Will that even make a difference? Every ten minutes or so, client
will retry getting a reader on either same file or another and gets
same error.
Thanks for any insight,
St.Ack
stack wrote:
Anyone have insight on the following message from a near-TRUNK
namenode log?
2007-11-26 01:16:23,282 WARN dfs.StateChange - DIR*
NameSystem.startFile: failed to create file
/hbase/hregion_-1194436719/oldlogfile.log for DFSClient_610028837 on
client 38.99.77.80 because current leaseholder is trying to recreate
file.
It starts for no apparent reason. There is no exception or warning
preceding it in the log, and creation of files in dfs by pertinent
code has been working fine for a good while before this.

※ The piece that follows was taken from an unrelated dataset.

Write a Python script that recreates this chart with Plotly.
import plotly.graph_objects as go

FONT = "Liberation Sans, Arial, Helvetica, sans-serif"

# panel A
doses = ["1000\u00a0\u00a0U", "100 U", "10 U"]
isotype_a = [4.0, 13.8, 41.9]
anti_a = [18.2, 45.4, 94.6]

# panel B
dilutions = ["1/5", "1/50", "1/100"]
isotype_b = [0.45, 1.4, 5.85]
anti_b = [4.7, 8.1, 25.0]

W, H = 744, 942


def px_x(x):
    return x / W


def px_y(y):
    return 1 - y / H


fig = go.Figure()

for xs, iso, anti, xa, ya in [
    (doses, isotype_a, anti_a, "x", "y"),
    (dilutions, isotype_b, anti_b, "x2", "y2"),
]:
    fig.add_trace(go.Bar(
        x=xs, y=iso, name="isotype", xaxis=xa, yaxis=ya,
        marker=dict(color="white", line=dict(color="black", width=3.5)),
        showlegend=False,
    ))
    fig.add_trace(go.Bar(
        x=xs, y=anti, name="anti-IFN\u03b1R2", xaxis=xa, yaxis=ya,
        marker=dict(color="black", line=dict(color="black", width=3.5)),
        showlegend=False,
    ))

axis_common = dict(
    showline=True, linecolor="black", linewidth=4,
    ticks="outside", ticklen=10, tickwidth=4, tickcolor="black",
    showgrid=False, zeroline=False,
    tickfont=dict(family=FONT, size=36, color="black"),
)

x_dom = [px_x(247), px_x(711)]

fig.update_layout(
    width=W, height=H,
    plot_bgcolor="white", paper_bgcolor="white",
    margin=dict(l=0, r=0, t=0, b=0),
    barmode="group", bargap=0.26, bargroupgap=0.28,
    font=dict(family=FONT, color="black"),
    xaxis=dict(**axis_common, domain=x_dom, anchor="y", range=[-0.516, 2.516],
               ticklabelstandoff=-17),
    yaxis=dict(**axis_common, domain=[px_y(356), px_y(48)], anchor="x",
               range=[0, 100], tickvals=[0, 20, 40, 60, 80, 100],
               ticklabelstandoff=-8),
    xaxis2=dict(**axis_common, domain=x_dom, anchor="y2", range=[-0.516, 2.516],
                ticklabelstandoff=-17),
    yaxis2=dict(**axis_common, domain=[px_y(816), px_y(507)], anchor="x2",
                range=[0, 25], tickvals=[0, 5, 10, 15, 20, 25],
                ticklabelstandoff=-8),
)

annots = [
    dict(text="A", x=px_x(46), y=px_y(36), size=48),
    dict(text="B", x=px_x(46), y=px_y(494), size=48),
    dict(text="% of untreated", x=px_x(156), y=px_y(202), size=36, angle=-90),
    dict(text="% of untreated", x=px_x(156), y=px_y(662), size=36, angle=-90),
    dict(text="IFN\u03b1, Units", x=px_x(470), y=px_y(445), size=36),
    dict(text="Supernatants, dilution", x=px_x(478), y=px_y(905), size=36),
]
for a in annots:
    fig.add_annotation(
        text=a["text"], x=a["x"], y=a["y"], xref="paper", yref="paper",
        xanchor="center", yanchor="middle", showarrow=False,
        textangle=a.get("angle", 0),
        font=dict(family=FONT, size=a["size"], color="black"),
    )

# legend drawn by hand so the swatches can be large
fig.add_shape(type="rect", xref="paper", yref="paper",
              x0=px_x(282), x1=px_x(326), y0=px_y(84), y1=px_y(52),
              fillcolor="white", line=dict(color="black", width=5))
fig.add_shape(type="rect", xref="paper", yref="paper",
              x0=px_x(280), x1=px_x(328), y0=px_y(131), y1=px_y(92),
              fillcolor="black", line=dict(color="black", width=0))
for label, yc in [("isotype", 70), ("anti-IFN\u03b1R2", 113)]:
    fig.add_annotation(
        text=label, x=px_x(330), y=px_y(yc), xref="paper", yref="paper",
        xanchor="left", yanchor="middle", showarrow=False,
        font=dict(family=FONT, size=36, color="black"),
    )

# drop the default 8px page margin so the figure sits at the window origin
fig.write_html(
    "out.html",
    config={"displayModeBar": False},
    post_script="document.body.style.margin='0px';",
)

After it
starts, it repeats every minute until the client-side goes away.
While the client is up, it retries creating the file every 5 minutes
or so.
From the client-side, the exception looks like this:
34974 2007-11-26 01:21:23,999 WARN hbase.HMaster - Processing
pending operations: ProcessServerShutdown of XX.XX.XX.XX:60020
34975 org.apache.hadoop.dfs.AlreadyBeingCreatedException:
org.apache.hadoop.dfs.AlreadyBeingCreatedException: failed to create
file /hbase/hregion_-1194436719/oldlogfile.log for
DFSClient_610028837 on client XX.XX.XX.XX because curren t
leaseholder is trying to recreate file.
34976 at
org.apache.hadoop.dfs.FSNamesystem.startFileInternal(FSNamesystem.java:848)
34977 at
org.apache.hadoop.dfs.FSNamesystem.startFile(FSNamesystem.java:804)

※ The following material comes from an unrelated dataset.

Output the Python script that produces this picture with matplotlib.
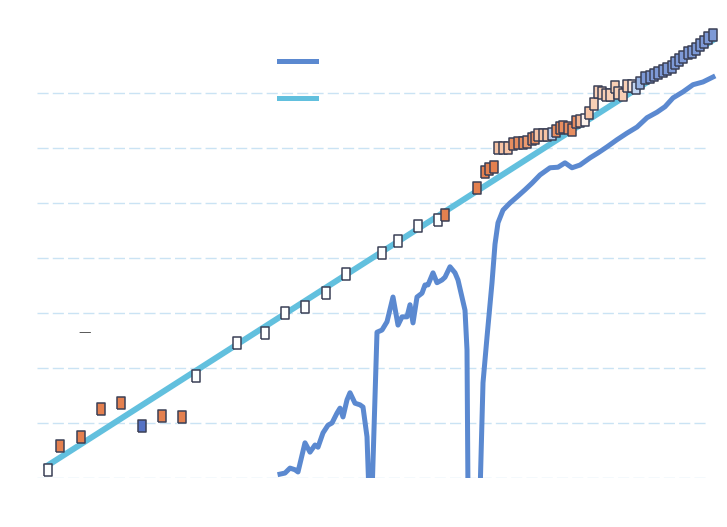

34978 at org.apache.hadoop.dfs.NameNode.create(NameNode.java:276)
34979 at sun.reflect.GeneratedMethodAccessor13.invoke(Unknown Source)
34980 at
sun.reflect.DelegatingMethodAccessorImpl.invoke(DelegatingMethodAccessorImpl.java:25)
34981 at java.lang.reflect.Method.invoke(Method.java:597)

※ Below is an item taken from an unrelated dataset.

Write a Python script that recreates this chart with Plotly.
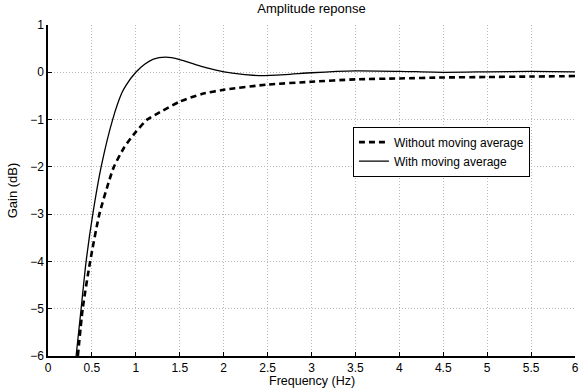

34982 at org.apache.hadoop.ipc.RPC$Server.call(RPC.java:379)
34983 at org.apache.hadoop.ipc.Server$Handler.run(Server.java:596)
34984
34985 at
sun.reflect.NativeConstructorAccessorImpl.newInstance0(Native Method)
34986 at
sun.reflect.NativeConstructorAccessorImpl.newInstance(NativeConstructorAccessorImpl.java:39)
34987 at
sun.reflect.DelegatingConstructorAccessorImpl.newInstance(DelegatingConstructorAccessorImpl.java:27)
34988 at
java.lang.reflect.Constructor.newInstance(Constructor.java:513)
34989 at
org.apache.hadoop.hbase.RemoteExceptionHandler.decodeRemoteException(RemoteExceptionHandler.java:82)
34990 at org.apache.hadoop.hbase.HMaster.run(HMaster.java:1094)
The code is not exotic:
SequenceFile.Writer w = SequenceFile.createWriter(fs,
conf, logfile, HLogKey.class, HLogEdit.class);
(See HLog from hbase around #180 if you want to see more context).
I see the comments in the incomplete HADOOP-2050. There is some
implication that an attempt at a create should be wrapped in a
try/catch that retries any AlreadyBeingCreatedException. Should I
be doing this (It looks like its done in DFSClient)?
Thanks for any insight,
St.Ack
P.S. HADOOP-2283 is issue I've opened to cover this particular topic.